Mr. DOLLIVER. Now you said something about the care or solicitude which your division of the Atomic Energy Commission, the Division of Biology and Medicine, has with respect to the handling of atomic materials from the very time it is mined until it is finally disposed of. There are mineral resources from which fissionable materials are obtained, which are scattered over the earth pretty generally; is that right?

Dr. BUGHER. Yes, sir.

Mr. DOLLIVER. Does that material in its natural state have the same results with respect to the production of cancerous tissue, as it would in the refined state?

Dr. BUGHER. We are speaking really of uranium.

Mr. DOLLIVER. That is right.

Dr. BUGHER. And the materials here.

Mr. DOLLIVER. Yes.

Dr. BUGHER. The natural occurring uranium is radioactive partly due to the fact that it breaks down within itself to radium, so that the natural uranium therefore always carries a certain degree of radioactivity, which is very low. Naturally, if one concentrates the radium the material is more active than it was in the beginning, but pure uranium is not in itself very markedly radioactive.
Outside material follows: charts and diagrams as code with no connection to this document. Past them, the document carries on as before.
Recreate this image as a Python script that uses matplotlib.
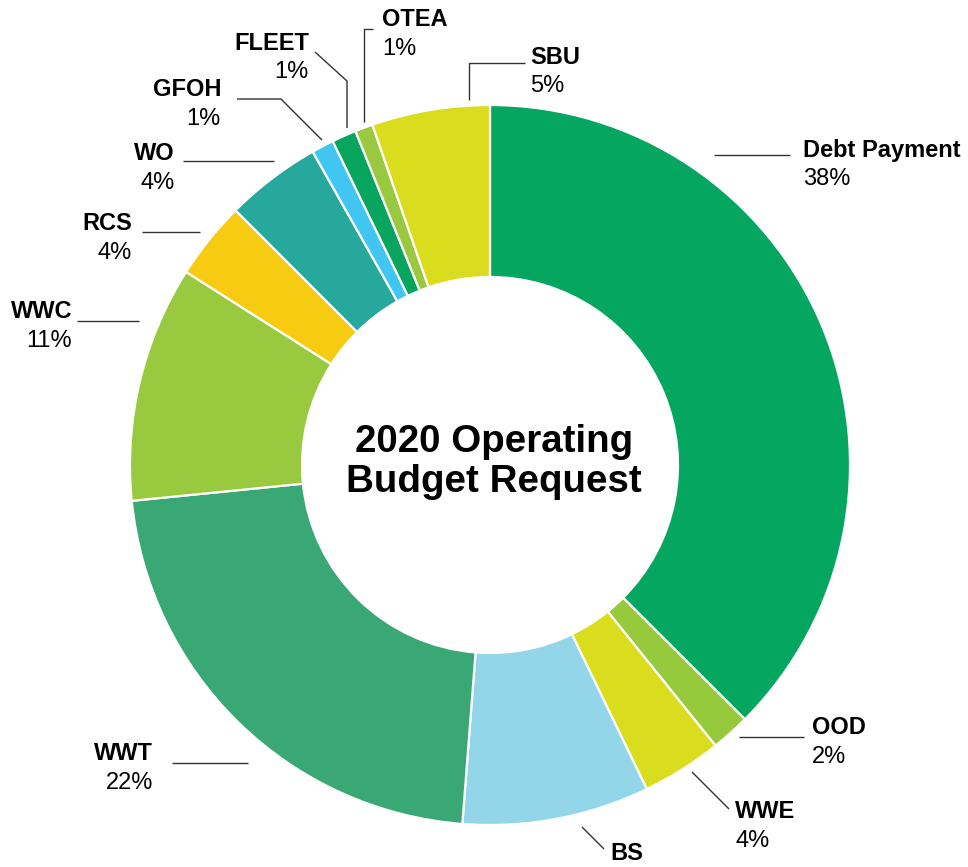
import matplotlib.pyplot as plt

plt.rcParams['font.family'] = ['Liberation Sans', 'DejaVu Sans']

labels = ["Debt Payment", "OOD", "WWE", "BS", "WWT", "WWC", "RCS", "WO",
          "GFOH", "FLEET", "OTEA", "SBU"]
shares = [37.5, 1.75, 3.6, 8.4, 22.2, 10.6, 3.5, 4.3, 1.0, 1.1, 0.8, 5.3]
pct_labels = ["38%", "2%", "4%", "9%", "22%", "11%", "4%", "4%",
              "1%", "1%", "1%", "5%"]
colors = ["#05A660", "#97C93D", "#D9DD1E", "#93D6EA", "#3AA874", "#98C93E",
          "#F6CB12", "#26A89C", "#41C6F2", "#07A55E", "#98C93E", "#D9DD1E"]

W, H = 968, 867
fig = plt.figure(figsize=(W / 100, H / 100), dpi=100)
ax = fig.add_axes([0, 0, 1, 1])


def py(y):
    # pixel row -> data y
    return H - y


ax.pie(shares, colors=colors, startangle=90, counterclock=False,
       radius=360, center=(490, py(465)),
       wedgeprops=dict(width=172, edgecolor="white", linewidth=1.6))

ax.set_xlim(0, W)
ax.set_ylim(0, H)
ax.set_aspect('equal')
ax.axis('off')

ax.text(494, py(462), "2020 Operating\nBudget Request", ha='center', va='center',
        fontsize=27.7, fontweight='bold', linespacing=1.12)

# label anchor (x, y of name line, alignment) and leader polyline, in pixels
label_pos = {
    "Debt Payment": (803, 150, 'left', [(714, 155), (790, 155)]),
    "OOD": (812, 728, 'left', [(739, 737), (804, 737)]),
    "WWE": (735, 812, 'left', [(692, 772), (729, 809)]),
    "BS": (610, 853, 'left', [(582, 827), (604, 849)]),
    "WWT": (153, 754, 'right', [(172, 763), (248, 763)]),
    "WWC": (72, 312, 'right', [(77, 321), (139, 321)]),
    "RCS": (132, 224, 'right', [(142, 232), (200, 232)]),
    "WO": (175, 154, 'right', [(183, 161), (274, 161)]),
    "GFOH": (221, 90, 'right', [(237, 99), (281, 99), (322, 140)]),
    "FLEET": (309, 43, 'right', [(315, 52), (347, 81), (347, 128)]),
    "OTEA": (382, 20, 'left', [(364, 122), (364, 29), (373, 29)]),
    "SBU": (530, 57, 'left', [(469, 100), (469, 63), (525, 63)]),
}

for name, pct in zip(labels, pct_labels):
    x, y, ha, line = label_pos[name]
    ax.text(x, py(y), name, ha=ha, va='center', fontsize=17, fontweight='bold')
    ax.text(x, py(y + 29), pct, ha=ha, va='center', fontsize=17)
    ax.plot([p[0] for p in line], [py(p[1]) for p in line],
            color="#333333", linewidth=1.0, solid_capstyle='butt')

plt.savefig("out.png", dpi=100)
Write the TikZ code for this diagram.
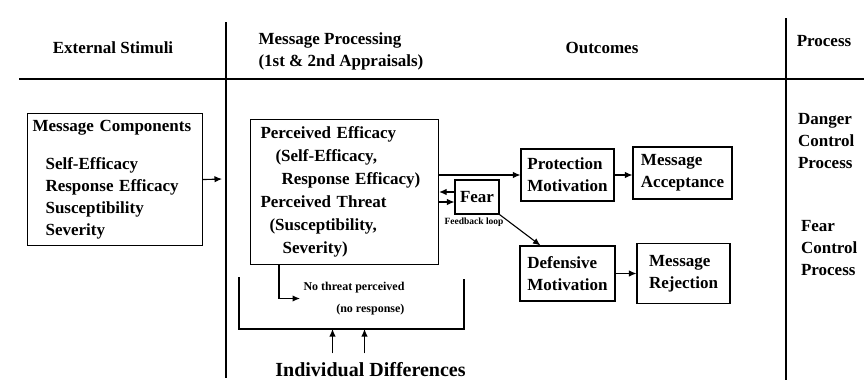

There is a spontaneous activity there, but most of the activity of natural uranium comes from the contained radium.

Mr. DOLLIVER. In other words, in its natural state it does not present a health hazard to any appreciable degree?

Dr. BUGHER. I think we do feel that it must be regarded to have a health hazard from two aspects. One is the contained radium which I mentioned; and the other is that uranium is itself a chemically toxic material entirely apart from the question of radiation. So that we do not like to see people acquiring any appreciable amount of uranium, even though the danger from radiation itself would not be very great. But the material is chemically toxic.

Mr. DOLLIVER. You mentioned the fact, too, that some of these materials, and I think you mentioned plutonium, did not occur naturally on the earth. Has science been able to determine whether it exists anywhere in the universe; that is, in the solar system or otherwise?

Dr. BUGHER. So far as I know I do not believe that the spectroscopic study of stars has disclosed any of these transuranic elements, the ones that are beyond our level of uranium. It may be that some of my associates would have more specific information on that, but I have never seen any note of the recognition of these elements in the stars.

Mr. DOLLIVER. What brought that question to my mind was the fact that helium was first discovered on the sun before it was found on the earth. Is that correct?

Dr. BUGHER. Yes. These special elements are all unstable, so that they tend to disintegrate spontaneously over a period of many years.

Mr. DOLLIVER. There may have been a time when they did exist for short periods, short intervals, and were transmuted into other forms, just as is done in your operations in refining uranium?

Dr. BUGHER. Yes, I should think so.

Mr. DOLLIVER. Thank you, Mr. Chairman.